Despite the surge in electric vehicle (EV) sales in China, the insurance market has remained in the red for years. Critics say that because loss ratios appropriate for the vehicles are not being managed properly, structural imbalances across the industry are deepening.

Chinese company Xiaomi unveils its first electric vehicle model, the SU7 (Speed Ultra 7, Chinese name Sūqí), last year. /Courtesy of Yonhap News

On the 21st (local time), Bloomberg reported that Chinese auto insurers are gradually increasing sales of related products on the back of soaring EV sales. According to the China Association of Actuaries, insurers collected 141 billion yuan (27.5838 trillion won) in EV premiums last year and are projected to reach 500 billion yuan by 2030. That would amount to more than one-third of the overall auto insurance market.

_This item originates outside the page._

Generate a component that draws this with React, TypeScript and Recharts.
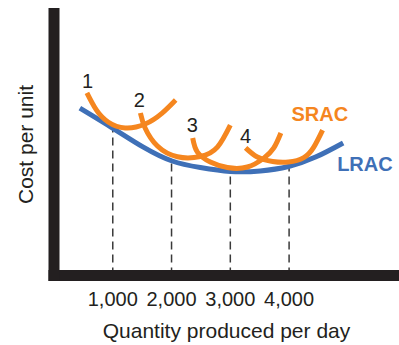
import { LineChart, Line, XAxis, YAxis, ReferenceLine, ReferenceDot } from 'recharts';

const plantSizes = [1000, 2000, 3000, 4000];
const plantCost = [56.1, 43.7, 39.7, 41.6];

const lrac = [
  { q: 440, cost: 63.9 },
  { q: 1010, cost: 56.1 },
  { q: 1520, cost: 49.0 },
  { q: 2010, cost: 43.7 },
  { q: 2490, cost: 41.2 },
  { q: 3000, cost: 39.7 },
  { q: 3510, cost: 39.9 },
  { q: 3990, cost: 41.6 },
  { q: 4450, cost: 45.2 },
  { q: 4920, cost: 50.6 },
];

const srac1 = [
  { q: 560, cost: 69.7 },
  { q: 720, cost: 63.2 },
  { q: 920, cost: 58.6 },
  { q: 1210, cost: 56.3 },
  { q: 1550, cost: 57.8 },
  { q: 1840, cost: 62.0 },
  { q: 2070, cost: 67.0 },
];

const srac2 = [
  { q: 1470, cost: 62.0 },
  { q: 1550, cost: 56.3 },
  { q: 1760, cost: 49.4 },
  { q: 2100, cost: 45.3 },
  { q: 2490, cost: 45.4 },
  { q: 2780, cost: 49.0 },
  { q: 3000, cost: 57.4 },
];

const srac3 = [
  { q: 2360, cost: 52.5 },
  { q: 2440, cost: 47.1 },
  { q: 2660, cost: 43.3 },
  { q: 2950, cost: 41.2 },
  { q: 3290, cost: 41.4 },
  { q: 3570, cost: 44.8 },
  { q: 3740, cost: 48.7 },
  { q: 3860, cost: 54.4 },
];

const srac4 = [
  { q: 3260, cost: 48.7 },
  { q: 3460, cost: 45.2 },
  { q: 3720, cost: 43.5 },
  { q: 3990, cost: 43.3 },
  { q: 4250, cost: 45.0 },
  { q: 4420, cost: 49.0 },
  { q: 4570, cost: 55.5 },
];

const sracCurves = [srac1, srac2, srac3, srac4];
const sracNames = ['1', '2', '3', '4'];

// where the little numbers and curve names sit (data units)
const nameSpots = [
  { q: 572, cost: 74.4 },
  { q: 1450, cost: 67.2 },
  { q: 2355, cost: 57.6 },
  { q: 3259, cost: 53.4 },
];
const sracSpot = { q: 4522, cost: 61.5 };
const lracSpot = { q: 5290, cost: 42.7 };

const ORANGE = '#F5861F';
const BLUE = '#3F70B7';
const INK = '#231F20';

export default function App() {
  return (
    <div
      style={{
        position: 'absolute',
        left: 0,
        top: 0,
        width: 399,
        height: 345,
        background: '#fff',
        fontFamily: '"Liberation Sans", Arial, sans-serif',
      }}
    >
      <LineChart width={399} height={345} margin={{ top: 13.5, right: 0, bottom: 4.5, left: 0 }}>
        <XAxis
          type="number"
          dataKey="q"
          domain={[0, 5870]}
          allowDataOverflow
          ticks={plantSizes}
          tickFormatter={(v: number) => v.toLocaleString('en-US')}
          tickLine={false}
          tickSize={0}
          tickMargin={16}
          tick={{ fontSize: 20, fill: INK }}
          axisLine={{ stroke: INK, strokeWidth: 11, strokeLinecap: 'square' }}
          height={65}
          label={{
            value: 'Quantity produced per day',
            position: 'insideBottom',
            offset: 2.5,
            fontSize: 21,
            fill: INK,
          }}
        />
        <YAxis
          type="number"
          domain={[0, 100]}
          allowDataOverflow
          tick={false}
          tickLine={false}
          width={54}
          axisLine={{ stroke: INK, strokeWidth: 11, strokeLinecap: 'square' }}
          label={{
            value: 'Cost per unit',
            angle: -90,
            position: 'insideLeft',
            offset: 26,
            fontSize: 21,
            fill: INK,
            style: { textAnchor: 'middle' },
          }}
        />
        {plantSizes.map((q, i) => (
          <ReferenceLine
            key={`plant-${q}`}
            segment={[
              { x: q, y: 0 },
              { x: q, y: plantCost[i] },
            ]}
            stroke="#3a3a3a"
            strokeWidth={1.5}
            strokeDasharray="8 5"
          />
        ))}
        <Line
          data={lrac}
          dataKey="cost"
          type="natural"
          stroke={BLUE}
          strokeWidth={5}
          dot={false}
          activeDot={false}
          isAnimationActive={false}
        />
        {sracCurves.map((curve, i) => (
          <Line
            key={`srac-${i}`}
            data={curve}
            dataKey="cost"
            type="natural"
            stroke={ORANGE}
            strokeWidth={5}
            dot={false}
            activeDot={false}
            isAnimationActive={false}
          />
        ))}
        {nameSpots.map((s, i) => (
          <ReferenceDot
            key={`name-${i}`}
            x={s.q}
            y={s.cost}
            r={1}
            fill="none"
            stroke="none"
            label={{ value: sracNames[i], position: 'center', fontSize: 20, fill: INK }}
          />
        ))}
        <ReferenceDot
          x={sracSpot.q}
          y={sracSpot.cost}
          r={1}
          fill="none"
          stroke="none"
          label={{ value: 'SRAC', position: 'center', fontSize: 20, fontWeight: 'bold', fill: ORANGE }}
        />
        <ReferenceDot
          x={lracSpot.q}
          y={lracSpot.cost}
          r={1}
          fill="none"
          stroke="none"
          label={{ value: 'LRAC', position: 'center', fontSize: 20, fontWeight: 'bold', fill: BLUE }}
        />
      </LineChart>
    </div>
  );
}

Still, despite the market's growth, the insurance industry has not escaped chronic losses. Last year alone, the industry logged losses of 5.7 billion yuan (about 1.1149 trillion won) just from underwriting EV insurance, marking at least the third straight year in the red. The association of actuaries said the industry is expected to post a loss again this year.

Some say EV characteristics have not been properly reflected in pricing. According to Bloomberg, EVs have a claim frequency more than twice that of internal combustion engine cars. In particular, because batteries are mounted under the vehicle, the likelihood of battery damage is higher when speed control fails. Battery structures are complex and the share of specialized parts is high, putting repair expense on the high side.

The industry charges EVs premiums 20% to 100% higher than for conventional cars, but that has not translated into profitability. Last year, the combined ratio for EV insurance in China was 107%, and a combined ratio above 100% means expenditure exceeds revenue.

In 2023, the EV insurance combined ratio was 109%, and smaller insurers in particular have struggled to generate revenue even from traditional internal combustion engine policies. According to global insurer Aon, there are more than 60 auto insurers in China, while the top three corporations hold a share of more than 65%.

Some insurers have begun to devise their own measures. For example, Ping An Property & Casualty, an affiliate of Ping An Group, China's largest insurer, developed technology to distinguish ride-hailing drivers, who carry passengers and generate revenue, from ordinary drivers and reflected that in pricing. By working with automakers to segment accident scenarios, it posted a profit from EV insurance last year and in the first half of this year.

The government is also lending support so EV sales do not falter. In January, Chinese authorities launched the Easy2Insure platform, which connects consumers and insurers so EV owners can directly compare a variety of insurance products. So far, the platform has facilitated as many as 500,000 EV insurance contracts, with total coverage reaching 494.8 billion yuan.

Qian Wenwen, an S&P researcher, said, "EV insurance is still in a trial-and-error phase," and noted, "It will likely take at least three years to secure profitability."